The words are simple but the thought is dark enough to generate dream and interpretation. After an addition by Paul McCartney, the final version of the song will be banned by the BBC which saw therein a hidden apology on LSD, the serious bone of contention between the generations at that time. Such a case of censorship is extremely rare in England.
Anything that directly affects the creation of a Beatles song has the value of a relic, as I explained in one of my first articles. On July 10, 2008, Christie's had sold 420 K £ including premium a manuscript of Give Peace a Chance, which was not even autograph. John had problems to read his own poem and made it being copied by a girl.
POST SALE COMMENT
This autograph, sold $ 1.2 million including premium, has got a much better price than the sheet that I had taken as a reference, and thus has greatly exceeded its estimate. Good.
1968 Recording Notes for Hey Jude
2020 SOLD for $ 910K including premium by Julien's
narrated in 2021
Paul McCartney was close to Cynthia and Julian. He hums Hey Jules with the idea of comforting the five-year-old boy. He visits Cynthia in June 1968 with this song project. It will be Hey Jude, for a reason of sound. John lets it go. It will be the Beatles' biggest 1968 hit.

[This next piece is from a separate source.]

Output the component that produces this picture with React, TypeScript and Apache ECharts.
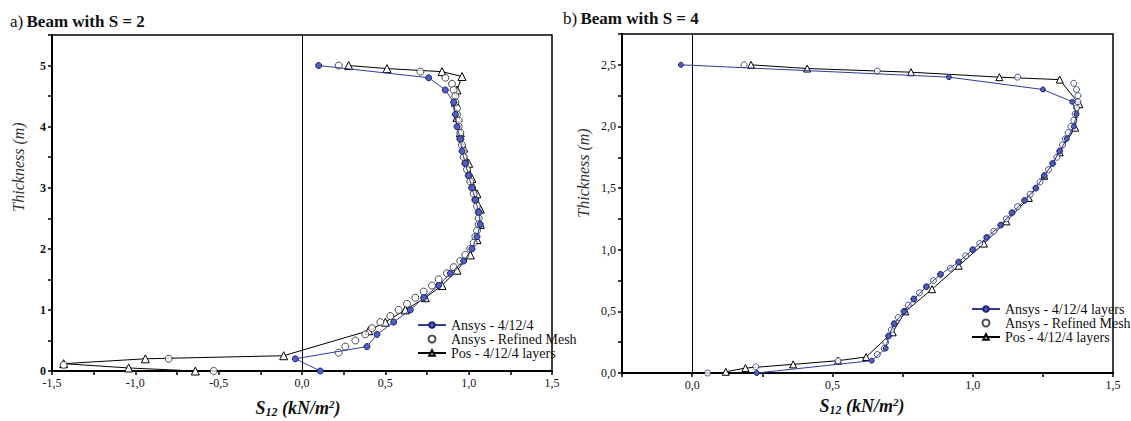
import React, { useEffect, useRef } from "react";
import * as echarts from "echarts";

// ---------- Data: a) Beam with S = 2 ----------
const L_ansys_t = [5.0, 4.8, 4.6, 4.4, 4.2, 4.0, 3.8, 3.6, 3.4, 3.2, 3.0, 2.8, 2.6, 2.4, 2.2, 2.0, 1.8, 1.6, 1.4, 1.2, 1.0, 0.8, 0.6, 0.4, 0.2, 0.0];
const L_ansys_s = [0.10, 0.76, 0.86, 0.91, 0.92, 0.93, 0.95, 0.96, 0.98, 1.00, 1.02, 1.04, 1.06, 1.07, 1.05, 1.02, 0.97, 0.89, 0.82, 0.73, 0.65, 0.55, 0.45, 0.39, -0.04, 0.11];

const L_ref_t = [5.0, 4.9, 4.8, 4.7, 4.6, 4.5, 4.4, 4.3, 4.2, 4.1, 4.0, 3.9, 3.8, 3.7, 3.6, 3.5, 3.4, 3.3, 3.2, 3.1, 3.0, 2.9, 2.8, 2.7, 2.6, 2.5, 2.4, 2.3, 2.2, 2.1, 2.0, 1.9, 1.8, 1.7, 1.6, 1.5, 1.4, 1.3, 1.2, 1.1, 1.0, 0.9, 0.8, 0.7, 0.6, 0.5, 0.4, 0.3, 0.2, 0.1, 0.0];
const L_ref_s = [0.22, 0.71, 0.86, 0.90, 0.91, 0.92, 0.92, 0.93, 0.93, 0.94, 0.94, 0.95, 0.95, 0.96, 0.97, 0.97, 0.98, 0.99, 1.00, 1.01, 1.02, 1.03, 1.04, 1.05, 1.06, 1.06, 1.06, 1.05, 1.04, 1.03, 1.01, 0.98, 0.95, 0.91, 0.87, 0.82, 0.78, 0.73, 0.68, 0.63, 0.58, 0.53, 0.47, 0.42, 0.38, 0.32, 0.26, 0.22, -0.80, -1.43, -0.53];

const L_pos_t = [5.0, 4.95, 4.9, 4.82, 4.6, 4.4, 4.15, 3.9, 3.65, 3.4, 3.15, 2.9, 2.65, 2.4, 2.15, 1.9, 1.65, 1.4, 1.2, 1.0, 0.8, 0.66, 0.25, 0.2, 0.12, 0.05, 0.0];
const L_pos_s = [0.28, 0.51, 0.84, 0.96, 0.93, 0.92, 0.93, 0.95, 0.97, 1.00, 1.02, 1.05, 1.07, 1.07, 1.05, 1.01, 0.93, 0.84, 0.74, 0.62, 0.50, 0.40, -0.11, -0.94, -1.43, -1.04, -0.64];

// ---------- Data: b) Beam with S = 4 ----------
const R_ansys_t = [2.5, 2.4, 2.3, 2.2, 2.1, 2.0, 1.9, 1.8, 1.7, 1.6, 1.5, 1.4, 1.3, 1.2, 1.1, 1.0, 0.9, 0.8, 0.7, 0.6, 0.5, 0.4, 0.3, 0.2, 0.1, 0.0];
const R_ansys_s = [-0.04, 0.915, 1.25, 1.355, 1.37, 1.36, 1.335, 1.31, 1.285, 1.255, 1.225, 1.185, 1.14, 1.10, 1.05, 1.0, 0.95, 0.885, 0.835, 0.79, 0.755, 0.72, 0.70, 0.69, 0.64, 0.23];

const R_ref_t = [2.5, 2.45, 2.4, 2.35, 2.3, 2.25, 2.2, 2.15, 2.1, 2.05, 2.0, 1.95, 1.9, 1.85, 1.8, 1.75, 1.7, 1.65, 1.6, 1.55, 1.5, 1.45, 1.4, 1.35, 1.3, 1.25, 1.2, 1.15, 1.1, 1.05, 1.0, 0.95, 0.9, 0.85, 0.8, 0.75, 0.7, 0.65, 0.6, 0.55, 0.5, 0.45, 0.4, 0.35, 0.3, 0.25, 0.2, 0.15, 0.1, 0.05, 0.0];
const R_ref_s = [0.185, 0.66, 1.16, 1.36, 1.37, 1.375, 1.375, 1.37, 1.365, 1.36, 1.35, 1.34, 1.33, 1.32, 1.31, 1.30, 1.285, 1.27, 1.255, 1.24, 1.225, 1.205, 1.185, 1.16, 1.14, 1.12, 1.10, 1.075, 1.05, 1.025, 1.0, 0.975, 0.95, 0.92, 0.885, 0.86, 0.835, 0.81, 0.79, 0.77, 0.755, 0.735, 0.72, 0.71, 0.70, 0.69, 0.685, 0.66, 0.52, 0.227, 0.055];

const R_pos_t = [2.5, 2.47, 2.44, 2.40, 2.38, 2.18, 1.99, 1.79, 1.60, 1.42, 1.23, 1.05, 0.87, 0.68, 0.50, 0.33, 0.13, 0.10, 0.07, 0.04, 0.01];
const R_pos_s = [0.21, 0.41, 0.78, 1.095, 1.31, 1.38, 1.365, 1.31, 1.255, 1.20, 1.12, 1.04, 0.95, 0.855, 0.76, 0.715, 0.62, 0.52, 0.36, 0.19, 0.12];

const L_names = ["Ansys - 4/12/4", "Ansys - Refined Mesh", "Pos - 4/12/4 layers"];
const R_names = ["Ansys - 4/12/4 layers", "Ansys - Refined Mesh", "Pos - 4/12/4 layers"];

const SERIF = "Liberation Serif";
const BLUE = "#2e3c9e";

const pairs = (xs: number[], ys: number[]) => xs.map((x, i) => [x, ys[i]]);
const comma = (v: number) => v.toFixed(1).replace(".", ",");
const halfLabel = (v: number) =>
  Math.abs(v * 2 - Math.round(v * 2)) < 1e-6 ? comma(v) : "";

function makeSeries(idx: number, names: string[], a: number[][], r: number[][], p: number[][], size: number) {
  return [
    {
      name: names[0], type: "line", xAxisIndex: idx, yAxisIndex: idx, data: a,
      showSymbol: true, showAllSymbol: true, symbol: "circle", symbolSize: size - 1,
      lineStyle: { color: BLUE, width: 1 },
      itemStyle: { color: "#5060c0", borderColor: "#1b246e", borderWidth: 1 },
      z: 4,
      markLine: {
        silent: true, symbol: "none", label: { show: false },
        lineStyle: { color: "#000", width: 1, type: "solid" },
        data: [{ xAxis: 0 }],
      },
    },
    {
      name: names[1], type: "scatter", xAxisIndex: idx, yAxisIndex: idx, data: r,
      symbol: "circle", symbolSize: size,
      itemStyle: { color: "#fff", borderColor: idx === 0 ? "#222" : "#1e2a70", borderWidth: 1 },
      z: 3,
    },
    {
      name: names[2], type: "line", xAxisIndex: idx, yAxisIndex: idx, data: p,
      showSymbol: true, showAllSymbol: true, symbol: "triangle", symbolSize: size + 1,
      lineStyle: { color: "#000", width: 1 },
      itemStyle: { color: "#fff", borderColor: "#000", borderWidth: 1 },
      z: 2,
    },
  ];
}

const axisCommon = {
  axisLine: { show: true, onZero: false, lineStyle: { color: "#000", width: 2 } },
  axisTick: { show: true, inside: false, length: 4, lineStyle: { color: "#000", width: 1.5 } },
  splitLine: { show: false },
};

const labelStyle = { color: "#111", fontFamily: SERIF, fontSize: 12 };

function s12Title(cx: number, cy: number) {
  return {
    type: "text", x: cx, y: cy,
    style: {
      text: "{a|S}{s|12}{a| (kN/m}{p|2}{a|)}",
      align: "center", verticalAlign: "middle", textAlign: "center", textVerticalAlign: "middle",
      fill: "#111",
      rich: {
        a: { fontFamily: SERIF, fontSize: 18, fontStyle: "italic", fontWeight: "bold", fill: "#111" },
        s: { fontFamily: SERIF, fontSize: 12, fontStyle: "italic", fontWeight: "bold", padding: [8, 0, 0, 0], fill: "#111" },
        p: { fontFamily: SERIF, fontSize: 11, fontStyle: "italic", fontWeight: "bold", padding: [0, 0, 9, 0], fill: "#111" },
      },
    },
  };
}

function thickTitle(cx: number, cy: number) {
  return {
    type: "text", x: cx, y: cy, rotation: Math.PI / 2,
    style: {
      text: "Thickness (m)",
      align: "center", verticalAlign: "middle", textAlign: "center", textVerticalAlign: "middle",
      fill: "#333", fontFamily: SERIF, fontSize: 16, fontStyle: "italic",
    },
  };
}

function panelTitle(x: number, y: number, letter: string, s: string) {
  return {
    type: "text", x, y,
    style: {
      text: `{r|${letter})} {b|Beam with S = ${s}}`,
      align: "left", verticalAlign: "middle", textAlign: "left", textVerticalAlign: "middle",
      rich: {
        r: { fontFamily: SERIF, fontSize: 17, fill: "#111" },
        b: { fontFamily: SERIF, fontSize: 17, fontWeight: "bold", fill: "#111" },
      },
    },
  };
}

export default function App() {
  const ref = useRef<HTMLDivElement>(null);

  useEffect(() => {
    if (!ref.current) return;
    const chart = echarts.init(ref.current, undefined, { renderer: "svg" });

    const option: any = {
      animation: false,
      backgroundColor: "#fff",
      textStyle: { fontFamily: SERIF },
      grid: [
        { left: 52, top: 35, width: 500, height: 336, show: true, borderColor: "#000", borderWidth: 1.5, backgroundColor: "transparent" },
        { left: 622, top: 34, width: 491, height: 339, show: true, borderColor: "#000", borderWidth: 1.5, backgroundColor: "transparent" },
      ],
      xAxis: [
        { ...axisCommon, type: "value", gridIndex: 0, min: -1.5, max: 1.5, interval: 0.25, axisLabel: { ...labelStyle, margin: 6, formatter: halfLabel } },
        { ...axisCommon, type: "value", gridIndex: 1, min: -0.25, max: 1.5, interval: 0.25, axisLabel: { ...labelStyle, margin: 6, formatter: halfLabel } },
      ],
      yAxis: [
        {
          ...axisCommon, type: "value", gridIndex: 0, min: 0, max: 5.5, interval: 0.5,
          axisLabel: {
            ...labelStyle, fontWeight: "bold", margin: 6,
            formatter: (v: number) => (Math.abs(v - Math.round(v)) < 1e-6 && v <= 5 ? String(Math.round(v)) : ""),
          },
        },
        {
          ...axisCommon, type: "value", gridIndex: 1, min: 0, max: 2.75, interval: 0.25,
          axisLabel: { ...labelStyle, margin: 6, formatter: (v: number) => (v <= 2.5 ? halfLabel(v) : "") },
        },
      ],
      legend: [
        {
          data: L_names, orient: "vertical", left: 412, top: 313, itemWidth: 28, itemHeight: 7, itemGap: 0,
          textStyle: { fontFamily: SERIF, fontSize: 14, color: "#111", lineHeight: 14 },
        },
        {
          data: R_names, orient: "vertical", left: 966, top: 297, itemWidth: 28, itemHeight: 7, itemGap: 0,
          textStyle: { fontFamily: SERIF, fontSize: 14, color: "#111", lineHeight: 14 },
        },
      ],
      series: [
        ...makeSeries(0, L_names, pairs(L_ansys_s, L_ansys_t), pairs(L_ref_s, L_ref_t), pairs(L_pos_s, L_pos_t), 7),
        ...makeSeries(1, R_names, pairs(R_ansys_s, R_ansys_t), pairs(R_ref_s, R_ref_t), pairs(R_pos_s, R_pos_t), 6),
      ],
      graphic: [
        panelTitle(10, 21, "a", "2"),
        panelTitle(563, 18, "b", "4"),
        thickTitle(18, 167),
        thickTitle(583, 173),
        s12Title(298, 408),
        s12Title(862, 406),
      ],
    };

    chart.setOption(option);
    return () => chart.dispose();
  }, []);

  return (
    <div ref={ref} style={{ position: "absolute", left: 0, top: 0, width: 1131, height: 421, background: "#fff" }} />
  );
}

It was bringing tears to Cynthia's eyes, and Julian was very grateful to Paul for it.
The autograph manuscript was listed for auction by Christie's for April 30, 2002. Paul successfully opposed it in court by disputing the ownership.
There are two almost identical copies of a 33 x 20 cm lyric instruction sheet. Both are unsigned autographs by Paul. The poem is limited to a few lines of the four verses, interspersed with the instructions Break, Middle, and Ending or Ending-Fading.
One of these recording notes was sold by Christie's for £ 62K including premium on June 20, 2014, lot 93. The other, which was used in the studio and comes with a sheet music for the same song, was sold by Julien's on April 10, 2020 for $ 910K including premium from a lower estimate of $ 160K, lot 205.
1971 The Day the Music Died
2015 SOLD for $ 1.2M including premium
During his very short career, Buddy Holly had embodied the development of rock and roll. When he dies, his fan Don McLean is barely out of childhood. Before entering adult life, he appreciates the transience of music, of life and of relationships between boys and girls. He decided to become a musician and poet.
American Pie is a long poem in four verses, a chorus, an intro and an outro, written in 1970 and 1971 by Don McLean and recorded by him in May 1971. The sentence The Day the music died jumps into the American popular culture. Madonna sings in 2000 a shortened satanless version of the poem.
The considerable success of this modern anthem is linked to its enigmatic text, blending the tragic events of rock and roll with apocalyptic allusions, and also to an exceptional control of the sound of the English language. McLean never explained how the text and even the title must be understood.
The poet had gathered his working manuscripts including the final version. This group includes unused sections and numerous revisions unknown to this day for which we do not yet know if they will clarify or darken the prophetic message of the troubadour. This set is estimated $ 1M, for sale by Christie's in New York on April 7, lot 1.